(begin)

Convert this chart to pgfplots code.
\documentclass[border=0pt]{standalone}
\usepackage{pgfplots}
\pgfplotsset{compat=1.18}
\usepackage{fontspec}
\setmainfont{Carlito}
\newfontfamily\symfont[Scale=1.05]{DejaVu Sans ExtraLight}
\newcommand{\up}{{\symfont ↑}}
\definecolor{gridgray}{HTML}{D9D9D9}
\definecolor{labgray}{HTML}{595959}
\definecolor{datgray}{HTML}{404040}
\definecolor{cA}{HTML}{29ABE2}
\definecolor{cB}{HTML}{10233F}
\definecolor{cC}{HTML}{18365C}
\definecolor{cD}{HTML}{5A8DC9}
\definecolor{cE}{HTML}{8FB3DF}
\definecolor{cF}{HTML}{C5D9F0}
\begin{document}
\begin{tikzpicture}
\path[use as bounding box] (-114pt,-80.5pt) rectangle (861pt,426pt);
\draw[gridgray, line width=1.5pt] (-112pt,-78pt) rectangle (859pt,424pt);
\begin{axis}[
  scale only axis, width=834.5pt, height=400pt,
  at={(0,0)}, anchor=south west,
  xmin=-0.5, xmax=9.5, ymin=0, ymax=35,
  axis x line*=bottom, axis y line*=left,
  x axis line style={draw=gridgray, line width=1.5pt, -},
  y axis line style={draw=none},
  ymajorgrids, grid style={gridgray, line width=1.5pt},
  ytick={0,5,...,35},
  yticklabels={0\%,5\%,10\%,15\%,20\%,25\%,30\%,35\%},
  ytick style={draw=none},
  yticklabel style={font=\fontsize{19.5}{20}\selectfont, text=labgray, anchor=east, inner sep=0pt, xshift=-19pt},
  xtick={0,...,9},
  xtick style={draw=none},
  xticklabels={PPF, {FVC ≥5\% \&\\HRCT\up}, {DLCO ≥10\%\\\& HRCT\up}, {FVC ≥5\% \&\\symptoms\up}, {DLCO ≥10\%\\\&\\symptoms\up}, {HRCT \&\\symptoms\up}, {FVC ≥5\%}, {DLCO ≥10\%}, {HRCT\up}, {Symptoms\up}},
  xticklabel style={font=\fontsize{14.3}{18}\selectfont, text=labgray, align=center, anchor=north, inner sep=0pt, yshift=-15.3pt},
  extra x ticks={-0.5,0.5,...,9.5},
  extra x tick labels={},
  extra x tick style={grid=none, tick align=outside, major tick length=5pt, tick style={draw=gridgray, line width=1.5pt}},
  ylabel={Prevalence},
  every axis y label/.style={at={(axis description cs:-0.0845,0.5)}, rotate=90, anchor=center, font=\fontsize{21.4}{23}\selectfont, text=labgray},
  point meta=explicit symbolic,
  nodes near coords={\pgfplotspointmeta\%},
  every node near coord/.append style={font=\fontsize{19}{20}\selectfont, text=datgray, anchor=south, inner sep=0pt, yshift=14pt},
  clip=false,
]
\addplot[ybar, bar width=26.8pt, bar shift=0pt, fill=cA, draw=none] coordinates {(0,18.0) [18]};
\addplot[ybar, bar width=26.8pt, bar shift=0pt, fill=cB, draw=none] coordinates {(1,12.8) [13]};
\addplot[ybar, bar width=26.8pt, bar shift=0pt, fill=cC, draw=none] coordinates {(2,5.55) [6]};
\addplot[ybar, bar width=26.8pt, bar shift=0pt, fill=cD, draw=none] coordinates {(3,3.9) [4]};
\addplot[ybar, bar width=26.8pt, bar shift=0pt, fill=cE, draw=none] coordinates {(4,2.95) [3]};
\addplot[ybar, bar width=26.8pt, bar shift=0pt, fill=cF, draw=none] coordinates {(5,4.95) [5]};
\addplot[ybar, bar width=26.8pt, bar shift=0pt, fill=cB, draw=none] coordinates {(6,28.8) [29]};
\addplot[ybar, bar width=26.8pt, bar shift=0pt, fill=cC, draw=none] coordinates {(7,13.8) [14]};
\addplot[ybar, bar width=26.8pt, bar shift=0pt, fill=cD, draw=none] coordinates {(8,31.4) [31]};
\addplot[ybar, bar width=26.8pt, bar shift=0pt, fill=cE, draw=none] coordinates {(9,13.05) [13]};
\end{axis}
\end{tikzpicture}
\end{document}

(end)

**EXERCISE TASK**
The lines above should be duplicated exactly.

**OUTPUT FOR THIS TASK**
Convert this chart to pgfplots code.
\documentclass[border=0pt]{standalone}
\usepackage{pgfplots}
\pgfplotsset{compat=1.18}
\usepackage{fontspec}
\setmainfont{Carlito}
\newfontfamily\symfont[Scale=1.05]{DejaVu Sans ExtraLight}
\newcommand{\up}{{\symfont ↑}}
\definecolor{gridgray}{HTML}{D9D9D9}
\definecolor{labgray}{HTML}{595959}
\definecolor{datgray}{HTML}{404040}
\definecolor{cA}{HTML}{29ABE2}
\definecolor{cB}{HTML}{10233F}
\definecolor{cC}{HTML}{18365C}
\definecolor{cD}{HTML}{5A8DC9}
\definecolor{cE}{HTML}{8FB3DF}
\definecolor{cF}{HTML}{C5D9F0}
\begin{document}
\begin{tikzpicture}
\path[use as bounding box] (-114pt,-80.5pt) rectangle (861pt,426pt);
\draw[gridgray, line width=1.5pt] (-112pt,-78pt) rectangle (859pt,424pt);
\begin{axis}[
  scale only axis, width=834.5pt, height=400pt,
  at={(0,0)}, anchor=south west,
  xmin=-0.5, xmax=9.5, ymin=0, ymax=35,
  axis x line*=bottom, axis y line*=left,
  x axis line style={draw=gridgray, line width=1.5pt, -},
  y axis line style={draw=none},
  ymajorgrids, grid style={gridgray, line width=1.5pt},
  ytick={0,5,...,35},
  yticklabels={0\%,5\%,10\%,15\%,20\%,25\%,30\%,35\%},
  ytick style={draw=none},
  yticklabel style={font=\fontsize{19.5}{20}\selectfont, text=labgray, anchor=east, inner sep=0pt, xshift=-19pt},
  xtick={0,...,9},
  xtick style={draw=none},
  xticklabels={PPF, {FVC ≥5\% \&\\HRCT\up}, {DLCO ≥10\%\\\& HRCT\up}, {FVC ≥5\% \&\\symptoms\up}, {DLCO ≥10\%\\\&\\symptoms\up}, {HRCT \&\\symptoms\up}, {FVC ≥5\%}, {DLCO ≥10\%}, {HRCT\up}, {Symptoms\up}},
  xticklabel style={font=\fontsize{14.3}{18}\selectfont, text=labgray, align=center, anchor=north, inner sep=0pt, yshift=-15.3pt},
  extra x ticks={-0.5,0.5,...,9.5},
  extra x tick labels={},
  extra x tick style={grid=none, tick align=outside, major tick length=5pt, tick style={draw=gridgray, line width=1.5pt}},
  ylabel={Prevalence},
  every axis y label/.style={at={(axis description cs:-0.0845,0.5)}, rotate=90, anchor=center, font=\fontsize{21.4}{23}\selectfont, text=labgray},
  point meta=explicit symbolic,
  nodes near coords={\pgfplotspointmeta\%},
  every node near coord/.append style={font=\fontsize{19}{20}\selectfont, text=datgray, anchor=south, inner sep=0pt, yshift=14pt},
  clip=false,
]
\addplot[ybar, bar width=26.8pt, bar shift=0pt, fill=cA, draw=none] coordinates {(0,18.0) [18]};
\addplot[ybar, bar width=26.8pt, bar shift=0pt, fill=cB, draw=none] coordinates {(1,12.8) [13]};
\addplot[ybar, bar width=26.8pt, bar shift=0pt, fill=cC, draw=none] coordinates {(2,5.55) [6]};
\addplot[ybar, bar width=26.8pt, bar shift=0pt, fill=cD, draw=none] coordinates {(3,3.9) [4]};
\addplot[ybar, bar width=26.8pt, bar shift=0pt, fill=cE, draw=none] coordinates {(4,2.95) [3]};
\addplot[ybar, bar width=26.8pt, bar shift=0pt, fill=cF, draw=none] coordinates {(5,4.95) [5]};
\addplot[ybar, bar width=26.8pt, bar shift=0pt, fill=cB, draw=none] coordinates {(6,28.8) [29]};
\addplot[ybar, bar width=26.8pt, bar shift=0pt, fill=cC, draw=none] coordinates {(7,13.8) [14]};
\addplot[ybar, bar width=26.8pt, bar shift=0pt, fill=cD, draw=none] coordinates {(8,31.4) [31]};
\addplot[ybar, bar width=26.8pt, bar shift=0pt, fill=cE, draw=none] coordinates {(9,13.05) [13]};
\end{axis}
\end{tikzpicture}
\end{document}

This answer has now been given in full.